# [WRITTEN INSTRUCTION]
List each line of the data in which the string "this" appears.

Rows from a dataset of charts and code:
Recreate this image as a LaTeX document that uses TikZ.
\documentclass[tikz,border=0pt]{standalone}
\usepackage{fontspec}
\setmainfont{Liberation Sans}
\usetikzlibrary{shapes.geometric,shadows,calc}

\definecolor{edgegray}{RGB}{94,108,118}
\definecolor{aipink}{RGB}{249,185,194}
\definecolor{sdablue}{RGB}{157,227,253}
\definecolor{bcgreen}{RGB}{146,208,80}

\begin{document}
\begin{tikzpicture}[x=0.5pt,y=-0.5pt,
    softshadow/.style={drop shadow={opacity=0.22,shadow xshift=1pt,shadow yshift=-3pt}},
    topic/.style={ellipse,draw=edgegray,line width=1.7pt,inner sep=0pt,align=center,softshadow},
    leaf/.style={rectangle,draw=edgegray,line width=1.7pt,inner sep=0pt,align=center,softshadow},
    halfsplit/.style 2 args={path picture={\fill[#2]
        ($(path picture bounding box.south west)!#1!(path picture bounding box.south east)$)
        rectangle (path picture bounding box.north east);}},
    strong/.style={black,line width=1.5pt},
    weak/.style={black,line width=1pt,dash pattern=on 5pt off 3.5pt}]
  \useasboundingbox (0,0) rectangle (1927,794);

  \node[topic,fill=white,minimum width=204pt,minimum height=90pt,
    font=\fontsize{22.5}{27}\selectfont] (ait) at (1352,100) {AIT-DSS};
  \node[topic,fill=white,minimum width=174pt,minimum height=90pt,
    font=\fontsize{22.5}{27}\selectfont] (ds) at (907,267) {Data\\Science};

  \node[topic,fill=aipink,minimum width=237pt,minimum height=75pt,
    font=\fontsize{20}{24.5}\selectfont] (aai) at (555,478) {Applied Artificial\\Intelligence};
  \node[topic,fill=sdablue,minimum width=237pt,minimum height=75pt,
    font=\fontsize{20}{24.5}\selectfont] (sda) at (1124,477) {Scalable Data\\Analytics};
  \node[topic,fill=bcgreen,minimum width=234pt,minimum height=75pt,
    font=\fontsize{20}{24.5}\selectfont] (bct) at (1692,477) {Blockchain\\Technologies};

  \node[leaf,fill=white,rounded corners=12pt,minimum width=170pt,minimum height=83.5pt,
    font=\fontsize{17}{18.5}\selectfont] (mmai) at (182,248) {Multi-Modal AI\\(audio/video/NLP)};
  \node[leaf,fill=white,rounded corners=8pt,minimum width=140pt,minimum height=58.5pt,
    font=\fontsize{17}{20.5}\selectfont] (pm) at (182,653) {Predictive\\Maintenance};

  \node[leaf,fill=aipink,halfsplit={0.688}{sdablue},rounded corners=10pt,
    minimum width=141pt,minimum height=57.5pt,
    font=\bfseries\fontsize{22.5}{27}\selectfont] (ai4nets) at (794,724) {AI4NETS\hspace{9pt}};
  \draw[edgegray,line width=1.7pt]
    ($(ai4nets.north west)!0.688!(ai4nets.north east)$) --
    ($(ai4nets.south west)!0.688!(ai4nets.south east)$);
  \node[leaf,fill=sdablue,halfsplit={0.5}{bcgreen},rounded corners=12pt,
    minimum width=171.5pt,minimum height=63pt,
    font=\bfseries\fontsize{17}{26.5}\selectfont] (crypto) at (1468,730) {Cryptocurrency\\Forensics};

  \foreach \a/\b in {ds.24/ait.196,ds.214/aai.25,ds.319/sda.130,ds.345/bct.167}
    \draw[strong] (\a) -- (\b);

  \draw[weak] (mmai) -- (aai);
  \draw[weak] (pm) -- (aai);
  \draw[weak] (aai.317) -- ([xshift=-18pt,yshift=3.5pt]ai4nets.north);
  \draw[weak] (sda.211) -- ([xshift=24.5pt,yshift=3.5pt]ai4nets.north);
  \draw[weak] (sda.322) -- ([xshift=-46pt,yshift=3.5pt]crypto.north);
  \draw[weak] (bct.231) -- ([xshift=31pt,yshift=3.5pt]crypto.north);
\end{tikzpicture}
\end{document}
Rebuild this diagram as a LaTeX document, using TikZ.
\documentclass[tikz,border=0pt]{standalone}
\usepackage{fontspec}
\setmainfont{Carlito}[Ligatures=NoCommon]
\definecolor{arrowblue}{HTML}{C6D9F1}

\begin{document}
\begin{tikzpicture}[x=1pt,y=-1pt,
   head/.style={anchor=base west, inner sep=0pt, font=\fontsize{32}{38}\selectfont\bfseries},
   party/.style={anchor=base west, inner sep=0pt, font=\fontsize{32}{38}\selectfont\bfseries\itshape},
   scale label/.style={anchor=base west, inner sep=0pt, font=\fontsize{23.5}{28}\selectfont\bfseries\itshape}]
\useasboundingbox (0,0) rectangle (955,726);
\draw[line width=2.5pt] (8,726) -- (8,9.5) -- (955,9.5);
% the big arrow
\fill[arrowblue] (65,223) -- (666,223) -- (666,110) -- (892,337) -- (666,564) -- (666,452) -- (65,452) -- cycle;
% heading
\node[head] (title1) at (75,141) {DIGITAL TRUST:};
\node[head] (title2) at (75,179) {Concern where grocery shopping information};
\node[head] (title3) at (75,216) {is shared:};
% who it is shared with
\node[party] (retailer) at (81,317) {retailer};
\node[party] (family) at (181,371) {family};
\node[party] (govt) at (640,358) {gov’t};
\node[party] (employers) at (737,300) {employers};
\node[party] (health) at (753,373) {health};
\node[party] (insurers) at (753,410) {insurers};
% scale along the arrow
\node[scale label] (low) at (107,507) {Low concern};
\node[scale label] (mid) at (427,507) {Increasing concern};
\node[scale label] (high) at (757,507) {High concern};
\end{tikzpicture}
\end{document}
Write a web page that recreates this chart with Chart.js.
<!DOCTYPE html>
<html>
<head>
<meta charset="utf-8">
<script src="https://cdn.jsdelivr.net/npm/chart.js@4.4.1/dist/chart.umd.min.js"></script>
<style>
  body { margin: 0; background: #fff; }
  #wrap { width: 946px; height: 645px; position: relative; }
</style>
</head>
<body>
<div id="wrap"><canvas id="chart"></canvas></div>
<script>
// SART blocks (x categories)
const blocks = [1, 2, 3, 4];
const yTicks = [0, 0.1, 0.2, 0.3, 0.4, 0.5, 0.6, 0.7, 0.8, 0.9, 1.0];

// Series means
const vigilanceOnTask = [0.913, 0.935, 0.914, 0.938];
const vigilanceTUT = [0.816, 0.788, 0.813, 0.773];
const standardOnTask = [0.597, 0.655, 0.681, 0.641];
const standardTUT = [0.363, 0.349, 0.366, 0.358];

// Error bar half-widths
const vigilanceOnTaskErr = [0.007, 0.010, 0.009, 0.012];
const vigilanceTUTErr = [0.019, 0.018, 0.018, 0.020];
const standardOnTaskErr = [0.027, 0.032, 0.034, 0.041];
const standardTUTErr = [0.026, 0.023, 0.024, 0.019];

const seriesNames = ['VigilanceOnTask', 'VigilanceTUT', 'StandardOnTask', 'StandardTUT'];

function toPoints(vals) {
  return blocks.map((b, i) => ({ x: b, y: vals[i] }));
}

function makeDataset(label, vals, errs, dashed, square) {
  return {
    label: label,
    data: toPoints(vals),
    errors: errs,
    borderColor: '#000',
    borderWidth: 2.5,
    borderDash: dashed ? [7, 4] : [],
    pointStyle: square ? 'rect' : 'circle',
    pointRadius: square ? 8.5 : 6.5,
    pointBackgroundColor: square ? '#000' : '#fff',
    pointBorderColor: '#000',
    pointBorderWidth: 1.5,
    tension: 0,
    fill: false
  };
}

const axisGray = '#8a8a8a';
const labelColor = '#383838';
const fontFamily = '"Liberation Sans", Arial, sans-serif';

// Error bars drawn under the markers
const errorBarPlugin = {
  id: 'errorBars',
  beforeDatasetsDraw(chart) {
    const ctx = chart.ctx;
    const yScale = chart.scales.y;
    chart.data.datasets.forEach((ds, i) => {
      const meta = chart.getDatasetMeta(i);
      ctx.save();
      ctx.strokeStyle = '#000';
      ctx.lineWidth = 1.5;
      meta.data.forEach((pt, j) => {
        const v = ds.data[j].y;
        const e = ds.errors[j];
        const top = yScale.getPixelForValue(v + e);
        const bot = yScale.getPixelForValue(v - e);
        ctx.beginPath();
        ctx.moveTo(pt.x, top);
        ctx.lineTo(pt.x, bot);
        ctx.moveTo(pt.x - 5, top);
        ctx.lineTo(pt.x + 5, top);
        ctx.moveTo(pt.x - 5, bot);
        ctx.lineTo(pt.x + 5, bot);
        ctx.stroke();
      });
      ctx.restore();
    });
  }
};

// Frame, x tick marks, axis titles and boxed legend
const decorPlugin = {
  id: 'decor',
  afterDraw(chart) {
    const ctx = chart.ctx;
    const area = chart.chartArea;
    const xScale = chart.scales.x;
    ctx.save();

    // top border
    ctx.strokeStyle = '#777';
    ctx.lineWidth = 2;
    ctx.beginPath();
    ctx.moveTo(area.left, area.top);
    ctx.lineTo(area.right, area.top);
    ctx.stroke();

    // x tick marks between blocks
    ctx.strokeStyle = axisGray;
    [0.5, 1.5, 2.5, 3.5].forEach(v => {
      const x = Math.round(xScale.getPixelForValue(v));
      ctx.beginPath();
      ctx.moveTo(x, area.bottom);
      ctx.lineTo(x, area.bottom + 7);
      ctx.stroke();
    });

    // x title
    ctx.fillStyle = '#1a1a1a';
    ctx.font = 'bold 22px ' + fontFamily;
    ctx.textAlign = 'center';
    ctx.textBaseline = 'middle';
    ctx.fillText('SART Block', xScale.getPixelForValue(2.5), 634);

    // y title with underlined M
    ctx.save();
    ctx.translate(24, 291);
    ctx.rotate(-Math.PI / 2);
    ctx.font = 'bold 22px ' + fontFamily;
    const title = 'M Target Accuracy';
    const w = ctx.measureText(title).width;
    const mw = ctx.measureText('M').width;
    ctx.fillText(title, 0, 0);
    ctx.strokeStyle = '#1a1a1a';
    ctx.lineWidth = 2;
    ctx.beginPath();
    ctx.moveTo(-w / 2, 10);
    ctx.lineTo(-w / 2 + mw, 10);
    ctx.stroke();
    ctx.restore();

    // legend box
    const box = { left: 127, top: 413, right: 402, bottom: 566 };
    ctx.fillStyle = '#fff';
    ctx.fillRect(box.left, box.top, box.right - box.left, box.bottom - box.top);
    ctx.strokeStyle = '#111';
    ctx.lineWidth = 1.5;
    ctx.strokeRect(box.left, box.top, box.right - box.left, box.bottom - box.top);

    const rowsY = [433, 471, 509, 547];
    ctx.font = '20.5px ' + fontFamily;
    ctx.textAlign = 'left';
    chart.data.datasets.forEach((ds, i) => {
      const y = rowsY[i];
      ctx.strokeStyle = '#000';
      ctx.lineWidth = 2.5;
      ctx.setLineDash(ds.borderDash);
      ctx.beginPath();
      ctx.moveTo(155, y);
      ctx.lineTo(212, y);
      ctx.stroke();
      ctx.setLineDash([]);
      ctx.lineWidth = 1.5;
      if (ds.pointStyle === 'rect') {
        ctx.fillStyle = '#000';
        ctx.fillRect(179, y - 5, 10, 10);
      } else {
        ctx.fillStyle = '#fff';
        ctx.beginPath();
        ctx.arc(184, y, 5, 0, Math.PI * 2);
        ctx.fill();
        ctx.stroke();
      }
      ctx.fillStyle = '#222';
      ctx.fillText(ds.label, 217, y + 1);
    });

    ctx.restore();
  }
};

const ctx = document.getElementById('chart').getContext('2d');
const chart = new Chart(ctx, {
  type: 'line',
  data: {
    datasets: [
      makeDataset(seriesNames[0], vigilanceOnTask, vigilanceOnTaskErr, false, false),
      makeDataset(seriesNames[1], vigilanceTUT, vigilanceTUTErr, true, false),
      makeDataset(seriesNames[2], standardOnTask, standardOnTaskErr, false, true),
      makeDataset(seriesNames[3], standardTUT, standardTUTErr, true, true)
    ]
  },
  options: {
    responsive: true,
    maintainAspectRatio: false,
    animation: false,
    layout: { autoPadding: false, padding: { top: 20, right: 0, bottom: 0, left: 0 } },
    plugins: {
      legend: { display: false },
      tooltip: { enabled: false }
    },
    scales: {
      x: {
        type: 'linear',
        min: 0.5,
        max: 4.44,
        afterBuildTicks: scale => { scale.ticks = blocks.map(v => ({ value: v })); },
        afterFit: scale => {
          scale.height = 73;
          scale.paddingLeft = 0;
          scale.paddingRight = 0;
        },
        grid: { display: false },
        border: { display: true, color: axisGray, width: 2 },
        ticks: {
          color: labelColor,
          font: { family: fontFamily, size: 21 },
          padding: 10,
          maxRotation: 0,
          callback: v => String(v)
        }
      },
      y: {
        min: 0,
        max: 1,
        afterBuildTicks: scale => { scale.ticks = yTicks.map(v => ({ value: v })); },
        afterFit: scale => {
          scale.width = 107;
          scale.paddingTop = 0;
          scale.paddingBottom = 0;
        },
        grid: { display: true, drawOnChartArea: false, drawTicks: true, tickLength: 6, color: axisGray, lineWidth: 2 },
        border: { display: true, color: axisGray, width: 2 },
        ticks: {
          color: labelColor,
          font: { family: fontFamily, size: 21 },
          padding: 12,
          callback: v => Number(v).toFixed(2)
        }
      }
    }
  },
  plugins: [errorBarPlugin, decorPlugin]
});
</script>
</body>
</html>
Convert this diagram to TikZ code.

# [RESPONSE BELOW]
Recreate this image as a LaTeX document that uses TikZ.
Rebuild this diagram as a LaTeX document, using TikZ.
Write a web page that recreates this chart with Chart.js.
Convert this diagram to TikZ code.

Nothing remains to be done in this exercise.